- Provided data -

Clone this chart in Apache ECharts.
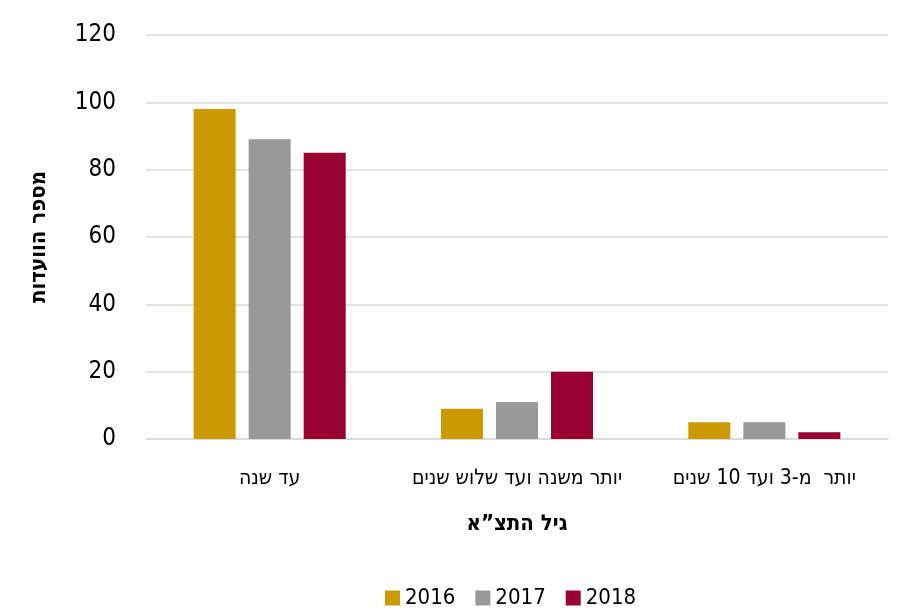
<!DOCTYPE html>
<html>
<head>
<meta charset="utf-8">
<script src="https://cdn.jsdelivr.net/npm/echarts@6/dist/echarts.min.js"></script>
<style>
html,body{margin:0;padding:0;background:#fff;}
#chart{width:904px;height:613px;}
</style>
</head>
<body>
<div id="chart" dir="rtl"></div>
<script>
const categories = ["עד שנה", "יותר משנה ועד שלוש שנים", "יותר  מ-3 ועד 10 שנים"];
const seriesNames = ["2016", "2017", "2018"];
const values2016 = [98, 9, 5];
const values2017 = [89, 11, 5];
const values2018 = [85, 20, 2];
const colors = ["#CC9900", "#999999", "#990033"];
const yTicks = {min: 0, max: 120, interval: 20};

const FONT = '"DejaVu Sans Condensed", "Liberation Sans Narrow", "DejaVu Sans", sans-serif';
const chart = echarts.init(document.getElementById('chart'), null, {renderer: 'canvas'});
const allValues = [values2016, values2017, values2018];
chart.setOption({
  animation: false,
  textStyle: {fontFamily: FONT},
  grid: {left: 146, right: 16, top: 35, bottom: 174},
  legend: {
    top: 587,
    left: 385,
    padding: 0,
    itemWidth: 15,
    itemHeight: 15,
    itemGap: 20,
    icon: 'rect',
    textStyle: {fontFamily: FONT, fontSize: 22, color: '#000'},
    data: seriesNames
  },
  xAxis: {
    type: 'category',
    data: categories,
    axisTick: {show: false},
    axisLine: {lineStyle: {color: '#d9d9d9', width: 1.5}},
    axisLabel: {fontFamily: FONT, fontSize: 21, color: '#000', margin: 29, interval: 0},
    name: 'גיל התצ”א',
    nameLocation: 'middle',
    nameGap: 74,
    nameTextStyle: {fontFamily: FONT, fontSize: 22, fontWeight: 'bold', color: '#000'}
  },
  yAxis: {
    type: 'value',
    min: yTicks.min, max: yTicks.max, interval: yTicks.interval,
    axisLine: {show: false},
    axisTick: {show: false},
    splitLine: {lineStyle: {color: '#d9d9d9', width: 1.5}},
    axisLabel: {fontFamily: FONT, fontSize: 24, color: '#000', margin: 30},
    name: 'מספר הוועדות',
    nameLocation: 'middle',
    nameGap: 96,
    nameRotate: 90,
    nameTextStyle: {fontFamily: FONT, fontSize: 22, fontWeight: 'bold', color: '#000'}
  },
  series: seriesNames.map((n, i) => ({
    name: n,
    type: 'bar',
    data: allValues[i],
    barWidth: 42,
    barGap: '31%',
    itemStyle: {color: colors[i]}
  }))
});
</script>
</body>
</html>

- Stated exercise -
Omit the pictures and reproduce the listing exactly.

- Exercise response -
Clone this chart in Apache ECharts.
<!DOCTYPE html>
<html>
<head>
<meta charset="utf-8">
<script src="https://cdn.jsdelivr.net/npm/echarts@6/dist/echarts.min.js"></script>
<style>
html,body{margin:0;padding:0;background:#fff;}
#chart{width:904px;height:613px;}
</style>
</head>
<body>
<div id="chart" dir="rtl"></div>
<script>
const categories = ["עד שנה", "יותר משנה ועד שלוש שנים", "יותר  מ-3 ועד 10 שנים"];
const seriesNames = ["2016", "2017", "2018"];
const values2016 = [98, 9, 5];
const values2017 = [89, 11, 5];
const values2018 = [85, 20, 2];
const colors = ["#CC9900", "#999999", "#990033"];
const yTicks = {min: 0, max: 120, interval: 20};

const FONT = '"DejaVu Sans Condensed", "Liberation Sans Narrow", "DejaVu Sans", sans-serif';
const chart = echarts.init(document.getElementById('chart'), null, {renderer: 'canvas'});
const allValues = [values2016, values2017, values2018];
chart.setOption({
  animation: false,
  textStyle: {fontFamily: FONT},
  grid: {left: 146, right: 16, top: 35, bottom: 174},
  legend: {
    top: 587,
    left: 385,
    padding: 0,
    itemWidth: 15,
    itemHeight: 15,
    itemGap: 20,
    icon: 'rect',
    textStyle: {fontFamily: FONT, fontSize: 22, color: '#000'},
    data: seriesNames
  },
  xAxis: {
    type: 'category',
    data: categories,
    axisTick: {show: false},
    axisLine: {lineStyle: {color: '#d9d9d9', width: 1.5}},
    axisLabel: {fontFamily: FONT, fontSize: 21, color: '#000', margin: 29, interval: 0},
    name: 'גיל התצ”א',
    nameLocation: 'middle',
    nameGap: 74,
    nameTextStyle: {fontFamily: FONT, fontSize: 22, fontWeight: 'bold', color: '#000'}
  },
  yAxis: {
    type: 'value',
    min: yTicks.min, max: yTicks.max, interval: yTicks.interval,
    axisLine: {show: false},
    axisTick: {show: false},
    splitLine: {lineStyle: {color: '#d9d9d9', width: 1.5}},
    axisLabel: {fontFamily: FONT, fontSize: 24, color: '#000', margin: 30},
    name: 'מספר הוועדות',
    nameLocation: 'middle',
    nameGap: 96,
    nameRotate: 90,
    nameTextStyle: {fontFamily: FONT, fontSize: 22, fontWeight: 'bold', color: '#000'}
  },
  series: seriesNames.map((n, i) => ({
    name: n,
    type: 'bar',
    data: allValues[i],
    barWidth: 42,
    barGap: '31%',
    itemStyle: {color: colors[i]}
  }))
});
</script>
</body>
</html>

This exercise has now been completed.